In the first two days of the Synod of Bishops on the Amazon, participants have flagged a regional priest shortage and the need for a clear ministerial role for women as key issues up for discussion. Source: Crux.
Speaking to journalists during a press briefing at the close of yesterday's morning session, Paolo Ruffini, prefect of the Vatican’s communications department, said both ordained ministry and the need to find “new paths” for women’s ministry in regional communities has been “underlined a lot” in the speeches thus far.
On these two issues, he said, “everyone says there is a question and a need to find an answer, but the answers aren’t the same.”
Mr Ruffini explained that these topics primarily came up under the heading for the need of greater formation on the part of the laity, since priests are few and cannot provide answers or help to everyone.
The October 6-27 Synod is divided into morning and afternoon sessions. For the first two days, participants are giving four-minute speeches. From today, they will divide into small groups for actual discussion of key topics in the gathering’s working text.

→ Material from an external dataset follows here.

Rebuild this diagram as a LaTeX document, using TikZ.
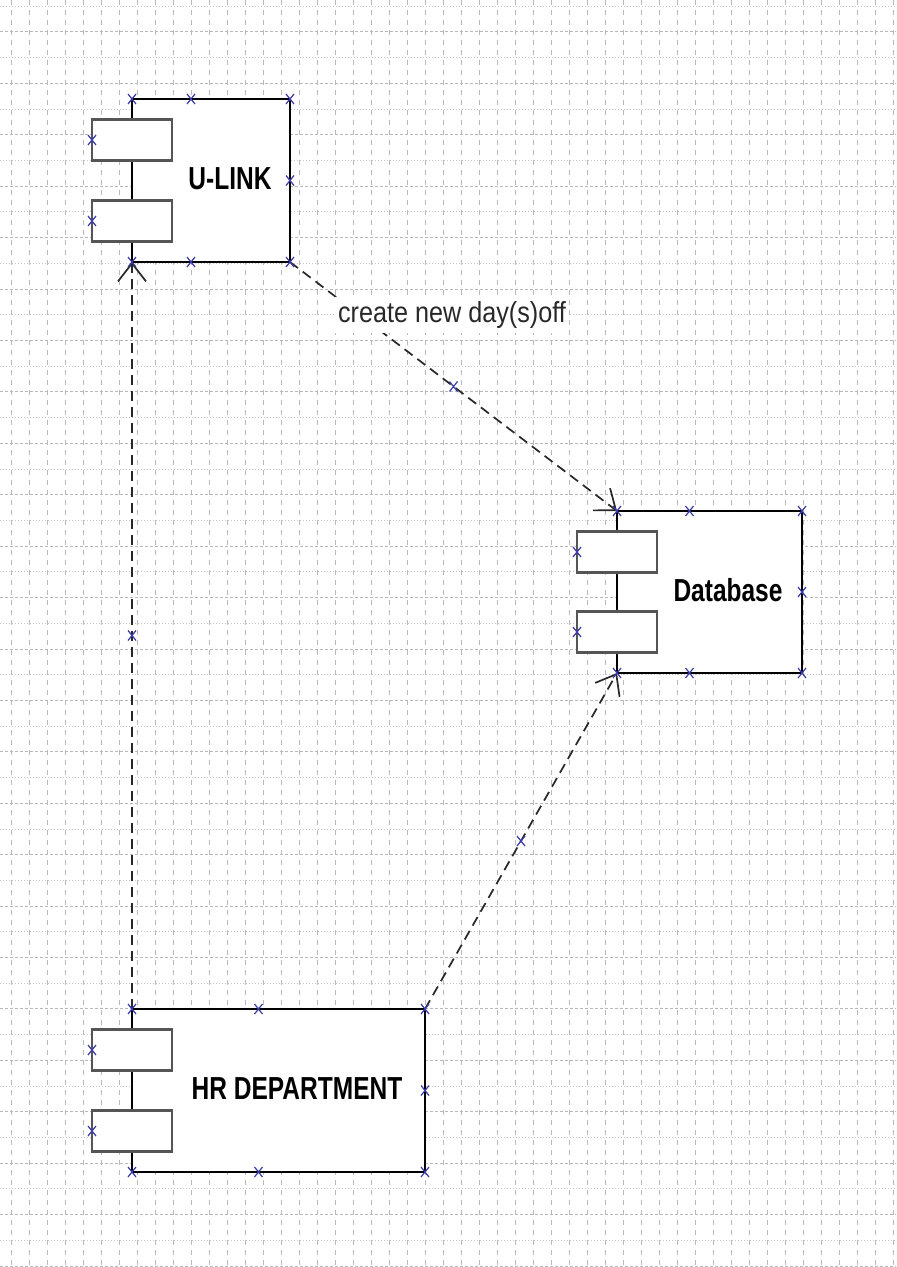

According to Mr Ruffini, the roughly 40 prelates have focused on a few core issues, including environmental degradation due to predatory mining practices and a chronic priest shortage in a region in which some rural indigenous communities see a priest once a year or less.
Many Synod participants stressed the need to move from a “pastoral visit” to a “pastoral presence,” Mr Ruffini said.
Agreeing that priestly celibacy, which has been mandatory for the Roman Catholic Church since the 11th century, is a “great gift of the Holy Spirit,” some Synod participants still suggested the long-debated possibility of ordaining viri probati, or mature married men, to help curb the regional shortage, evaluating the outcome over time to gauge its effectiveness.
However, others, Mr Ruffini said, argued against the proposal, saying it would turn priests into “a simple functionary” for Masses, “and not a pastor of the community.”
Also brought up as a key question was the need to establish a formal ministry for women in the Amazon, since it is women who often play a leading role not only in their indigenous communities, but also the liturgy.
When it came to this issue, participants were also in agreement on the need, but not on how to solve it, Mr Ruffini said, explaining that the women’s diaconate was suggested as a solution, while others resisted the idea.
Lacking a clear solution in the speeches given thus far, Mr Ruffini stressed that “It’s a developing process,” and voiced his belief that clearer solutions will begin to take shape when small group deliberations begin today.